• Goal: Set down the data below without change, skipping the pictures it holds.

┌────────

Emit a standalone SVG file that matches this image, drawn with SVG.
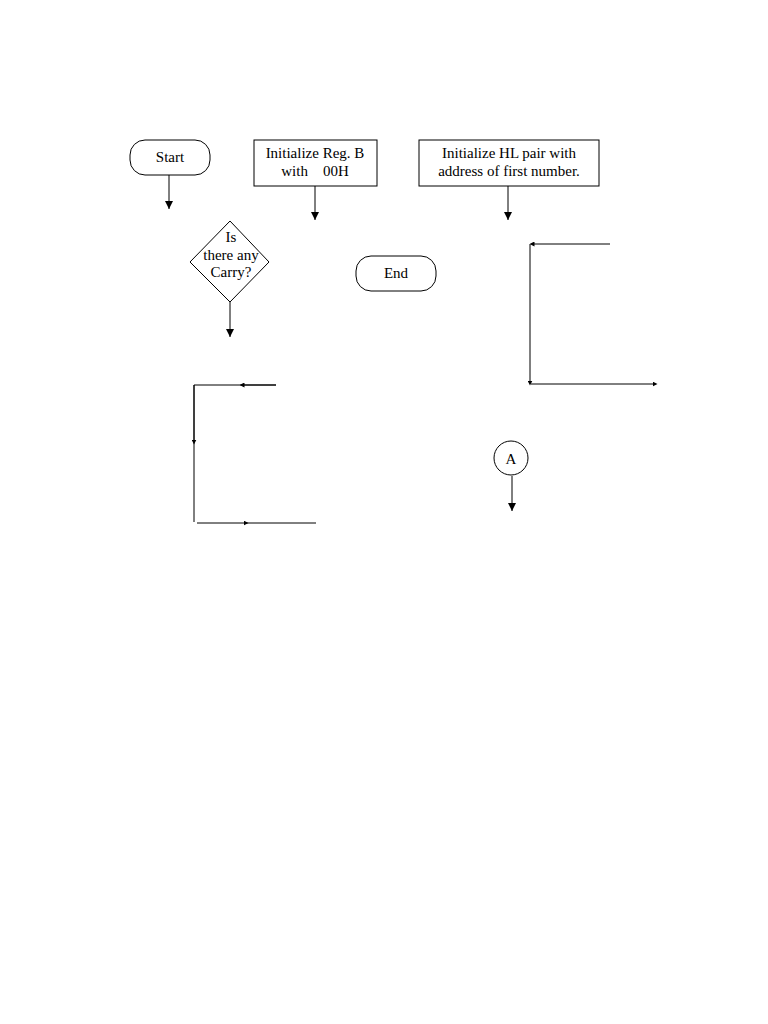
<svg xmlns="http://www.w3.org/2000/svg" width="768" height="1024" viewBox="0 0 768 1024">
<style>
.s{fill:#fff;stroke:#000;stroke-width:1}
.t{font-family:"Liberation Serif",serif;font-size:15px;text-anchor:middle;fill:#000}
.c{stroke:#000;stroke-width:1;fill:none}
</style>
<defs>
<marker id="a" viewBox="0 0 10 10" refX="10" refY="5" markerWidth="8" markerHeight="8" markerUnits="userSpaceOnUse" orient="auto"><path d="M0,0L10,5L0,10z"/></marker>
<marker id="b" viewBox="0 0 10 10" refX="5" refY="5" markerWidth="5" markerHeight="5" markerUnits="userSpaceOnUse" orient="auto"><path d="M0,0L10,5L0,10z"/></marker>
</defs>
<rect width="768" height="1024" fill="#fff"/>
<g id="start"><rect class="s" x="130" y="140" width="80" height="35" rx="15"/><text class="t" x="170" y="162">Start</text></g>
<g id="initB"><rect class="s" x="254" y="140" width="123" height="46"/><text class="t" x="315" y="158">Initialize Reg. B</text><text class="t" x="315" y="176" xml:space="preserve">with    00H</text></g>
<g id="initHL"><rect class="s" x="419" y="140" width="180" height="46"/><text class="t" x="509" y="158">Initialize HL pair with</text><text class="t" x="509" y="176">address of first number.</text></g>
<g id="carry"><polygon class="s" points="230,221 269,262 230,302 190,262"/><text class="t" x="231" y="242">Is</text><text class="t" x="231" y="260">there any</text><text class="t" x="231" y="277">Carry?</text></g>
<g id="end"><rect class="s" x="356" y="256" width="80" height="35" rx="15"/><text class="t" x="396" y="278">End</text></g>
<g id="A"><circle class="s" cx="511" cy="458" r="17"/><text class="t" x="511" y="464">A</text></g>
<g id="connectors">
<line class="c" x1="169" y1="175" x2="169" y2="209" marker-end="url(#a)"/>
<line class="c" x1="315" y1="186" x2="315" y2="220" marker-end="url(#a)"/>
<line class="c" x1="508" y1="186" x2="508" y2="220" marker-end="url(#a)"/>
<line class="c" x1="230" y1="302" x2="230" y2="337" marker-end="url(#a)"/>
<line class="c" x1="512" y1="476" x2="512" y2="511" marker-end="url(#a)"/>
<line class="c" x1="610" y1="244" x2="532" y2="244" marker-end="url(#b)"/>
<line class="c" x1="530" y1="244" x2="530" y2="383" marker-end="url(#b)"/>
<line class="c" x1="531" y1="384" x2="655" y2="384" marker-end="url(#b)"/>
<path class="c" d="M276,385H243"/><line class="c" x1="276" y1="385" x2="242" y2="385" marker-end="url(#b)"/>
<path class="c" d="M242,385H194V440"/><line class="c" x1="194" y1="385" x2="194" y2="442" marker-end="url(#b)"/>
<path class="c" d="M194,440V522"/>
<line class="c" x1="197" y1="523" x2="246" y2="523" marker-end="url(#b)"/>
<path class="c" d="M246,523H316"/>
</g>
</svg>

└────────

• Task solution:
Emit a standalone SVG file that matches this image, drawn with SVG.
<svg xmlns="http://www.w3.org/2000/svg" width="768" height="1024" viewBox="0 0 768 1024">
<style>
.s{fill:#fff;stroke:#000;stroke-width:1}
.t{font-family:"Liberation Serif",serif;font-size:15px;text-anchor:middle;fill:#000}
.c{stroke:#000;stroke-width:1;fill:none}
</style>
<defs>
<marker id="a" viewBox="0 0 10 10" refX="10" refY="5" markerWidth="8" markerHeight="8" markerUnits="userSpaceOnUse" orient="auto"><path d="M0,0L10,5L0,10z"/></marker>
<marker id="b" viewBox="0 0 10 10" refX="5" refY="5" markerWidth="5" markerHeight="5" markerUnits="userSpaceOnUse" orient="auto"><path d="M0,0L10,5L0,10z"/></marker>
</defs>
<rect width="768" height="1024" fill="#fff"/>
<g id="start"><rect class="s" x="130" y="140" width="80" height="35" rx="15"/><text class="t" x="170" y="162">Start</text></g>
<g id="initB"><rect class="s" x="254" y="140" width="123" height="46"/><text class="t" x="315" y="158">Initialize Reg. B</text><text class="t" x="315" y="176" xml:space="preserve">with    00H</text></g>
<g id="initHL"><rect class="s" x="419" y="140" width="180" height="46"/><text class="t" x="509" y="158">Initialize HL pair with</text><text class="t" x="509" y="176">address of first number.</text></g>
<g id="carry"><polygon class="s" points="230,221 269,262 230,302 190,262"/><text class="t" x="231" y="242">Is</text><text class="t" x="231" y="260">there any</text><text class="t" x="231" y="277">Carry?</text></g>
<g id="end"><rect class="s" x="356" y="256" width="80" height="35" rx="15"/><text class="t" x="396" y="278">End</text></g>
<g id="A"><circle class="s" cx="511" cy="458" r="17"/><text class="t" x="511" y="464">A</text></g>
<g id="connectors">
<line class="c" x1="169" y1="175" x2="169" y2="209" marker-end="url(#a)"/>
<line class="c" x1="315" y1="186" x2="315" y2="220" marker-end="url(#a)"/>
<line class="c" x1="508" y1="186" x2="508" y2="220" marker-end="url(#a)"/>
<line class="c" x1="230" y1="302" x2="230" y2="337" marker-end="url(#a)"/>
<line class="c" x1="512" y1="476" x2="512" y2="511" marker-end="url(#a)"/>
<line class="c" x1="610" y1="244" x2="532" y2="244" marker-end="url(#b)"/>
<line class="c" x1="530" y1="244" x2="530" y2="383" marker-end="url(#b)"/>
<line class="c" x1="531" y1="384" x2="655" y2="384" marker-end="url(#b)"/>
<path class="c" d="M276,385H243"/><line class="c" x1="276" y1="385" x2="242" y2="385" marker-end="url(#b)"/>
<path class="c" d="M242,385H194V440"/><line class="c" x1="194" y1="385" x2="194" y2="442" marker-end="url(#b)"/>
<path class="c" d="M194,440V522"/>
<line class="c" x1="197" y1="523" x2="246" y2="523" marker-end="url(#b)"/>
<path class="c" d="M246,523H316"/>
</g>
</svg>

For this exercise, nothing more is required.